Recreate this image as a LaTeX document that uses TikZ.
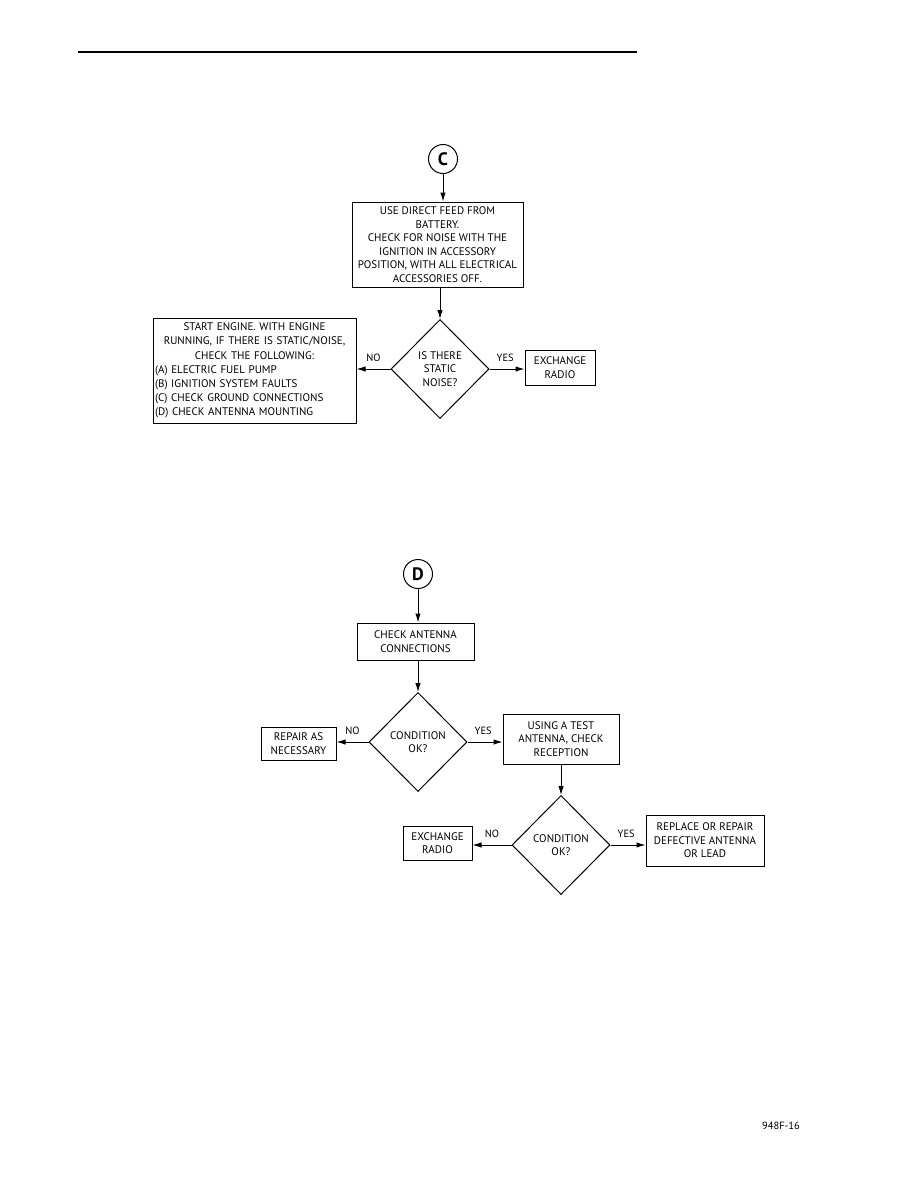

________________

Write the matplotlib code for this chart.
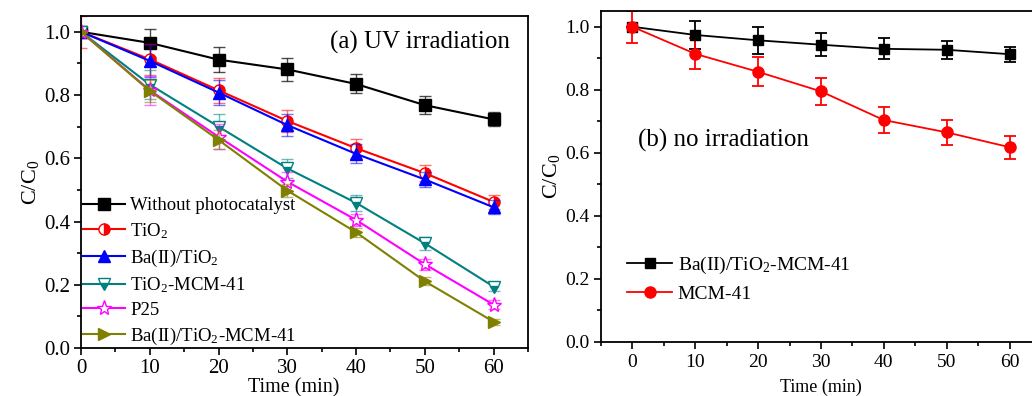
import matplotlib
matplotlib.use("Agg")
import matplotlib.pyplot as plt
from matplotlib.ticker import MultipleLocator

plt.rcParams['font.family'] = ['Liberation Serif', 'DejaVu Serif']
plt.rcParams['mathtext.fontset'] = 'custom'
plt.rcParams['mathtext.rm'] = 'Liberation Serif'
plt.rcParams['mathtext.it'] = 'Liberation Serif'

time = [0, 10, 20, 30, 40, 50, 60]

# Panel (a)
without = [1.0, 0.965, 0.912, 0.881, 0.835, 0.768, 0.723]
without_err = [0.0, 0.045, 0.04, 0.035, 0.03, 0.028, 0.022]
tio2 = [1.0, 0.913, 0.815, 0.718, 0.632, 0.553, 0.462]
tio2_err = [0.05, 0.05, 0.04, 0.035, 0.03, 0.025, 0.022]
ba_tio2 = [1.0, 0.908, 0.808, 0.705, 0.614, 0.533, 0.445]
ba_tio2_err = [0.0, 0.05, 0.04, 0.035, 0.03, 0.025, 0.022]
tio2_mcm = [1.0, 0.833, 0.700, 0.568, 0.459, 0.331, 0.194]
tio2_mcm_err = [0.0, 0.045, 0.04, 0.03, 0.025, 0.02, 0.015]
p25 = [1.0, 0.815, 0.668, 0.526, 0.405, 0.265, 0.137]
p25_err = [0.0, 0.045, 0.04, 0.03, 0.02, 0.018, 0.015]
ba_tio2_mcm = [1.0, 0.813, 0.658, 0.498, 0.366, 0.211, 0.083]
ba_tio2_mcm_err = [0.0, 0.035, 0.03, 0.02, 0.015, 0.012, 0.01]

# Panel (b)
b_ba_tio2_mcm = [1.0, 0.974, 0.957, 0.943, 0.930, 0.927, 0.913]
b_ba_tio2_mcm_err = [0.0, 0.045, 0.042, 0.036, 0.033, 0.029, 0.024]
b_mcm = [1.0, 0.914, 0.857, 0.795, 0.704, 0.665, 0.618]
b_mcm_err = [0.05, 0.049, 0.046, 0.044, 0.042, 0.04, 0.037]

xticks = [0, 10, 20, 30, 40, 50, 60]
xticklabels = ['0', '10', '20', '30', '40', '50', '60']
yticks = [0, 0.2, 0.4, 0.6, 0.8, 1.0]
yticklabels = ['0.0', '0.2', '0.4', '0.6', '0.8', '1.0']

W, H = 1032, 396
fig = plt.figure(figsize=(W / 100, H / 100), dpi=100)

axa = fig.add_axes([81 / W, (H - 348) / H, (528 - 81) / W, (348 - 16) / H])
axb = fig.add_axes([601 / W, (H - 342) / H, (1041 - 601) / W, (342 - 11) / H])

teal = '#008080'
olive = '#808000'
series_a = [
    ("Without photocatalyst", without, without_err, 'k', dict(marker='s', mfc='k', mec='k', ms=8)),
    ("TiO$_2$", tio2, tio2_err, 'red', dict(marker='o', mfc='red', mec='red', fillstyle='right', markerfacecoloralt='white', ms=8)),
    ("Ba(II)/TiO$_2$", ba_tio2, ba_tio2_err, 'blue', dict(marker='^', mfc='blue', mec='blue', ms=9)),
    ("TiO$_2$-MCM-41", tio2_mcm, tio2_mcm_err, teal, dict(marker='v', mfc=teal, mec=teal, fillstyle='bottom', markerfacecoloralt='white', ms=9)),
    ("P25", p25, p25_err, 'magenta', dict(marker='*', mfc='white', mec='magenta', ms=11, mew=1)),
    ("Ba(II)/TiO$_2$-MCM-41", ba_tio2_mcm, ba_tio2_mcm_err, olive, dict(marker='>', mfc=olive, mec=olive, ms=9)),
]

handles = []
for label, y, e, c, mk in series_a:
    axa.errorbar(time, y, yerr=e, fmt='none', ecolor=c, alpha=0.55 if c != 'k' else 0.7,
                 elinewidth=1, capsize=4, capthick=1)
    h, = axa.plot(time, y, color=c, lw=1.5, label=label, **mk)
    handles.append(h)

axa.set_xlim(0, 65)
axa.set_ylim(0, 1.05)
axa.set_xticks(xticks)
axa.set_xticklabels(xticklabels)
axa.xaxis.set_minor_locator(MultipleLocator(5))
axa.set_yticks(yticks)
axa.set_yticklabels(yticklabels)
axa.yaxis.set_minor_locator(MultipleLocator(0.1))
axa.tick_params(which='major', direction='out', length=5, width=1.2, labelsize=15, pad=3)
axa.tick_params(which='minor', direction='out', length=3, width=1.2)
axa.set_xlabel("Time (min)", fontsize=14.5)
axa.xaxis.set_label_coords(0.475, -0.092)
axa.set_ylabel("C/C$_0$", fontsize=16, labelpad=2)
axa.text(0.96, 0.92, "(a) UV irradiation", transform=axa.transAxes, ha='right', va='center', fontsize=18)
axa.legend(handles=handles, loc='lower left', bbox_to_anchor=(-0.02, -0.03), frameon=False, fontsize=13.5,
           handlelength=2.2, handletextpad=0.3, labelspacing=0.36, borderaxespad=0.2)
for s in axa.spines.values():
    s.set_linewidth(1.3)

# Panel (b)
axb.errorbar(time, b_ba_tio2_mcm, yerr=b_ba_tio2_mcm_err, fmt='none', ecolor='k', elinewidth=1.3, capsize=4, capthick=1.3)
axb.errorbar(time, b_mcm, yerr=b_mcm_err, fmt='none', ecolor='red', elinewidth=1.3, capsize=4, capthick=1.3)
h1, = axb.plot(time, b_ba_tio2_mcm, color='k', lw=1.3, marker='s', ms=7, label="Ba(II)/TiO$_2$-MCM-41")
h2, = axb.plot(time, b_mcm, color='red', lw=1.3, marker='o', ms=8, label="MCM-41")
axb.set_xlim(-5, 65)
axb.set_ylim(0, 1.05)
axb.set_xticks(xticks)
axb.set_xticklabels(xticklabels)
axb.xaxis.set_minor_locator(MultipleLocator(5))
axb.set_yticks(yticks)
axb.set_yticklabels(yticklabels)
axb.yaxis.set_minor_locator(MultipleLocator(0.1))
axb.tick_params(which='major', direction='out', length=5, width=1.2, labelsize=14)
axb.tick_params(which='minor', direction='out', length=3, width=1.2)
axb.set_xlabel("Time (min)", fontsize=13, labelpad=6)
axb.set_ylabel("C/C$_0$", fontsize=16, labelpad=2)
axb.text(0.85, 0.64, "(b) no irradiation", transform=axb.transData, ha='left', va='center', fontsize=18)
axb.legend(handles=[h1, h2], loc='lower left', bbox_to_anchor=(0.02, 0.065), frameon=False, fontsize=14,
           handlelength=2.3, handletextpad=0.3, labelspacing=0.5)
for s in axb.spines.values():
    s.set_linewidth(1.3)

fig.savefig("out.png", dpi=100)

________________

*Written problem*.
Go over the records above line by line and count those holding the word "matplotlib". Reply only with the number.

*Answer below*.
5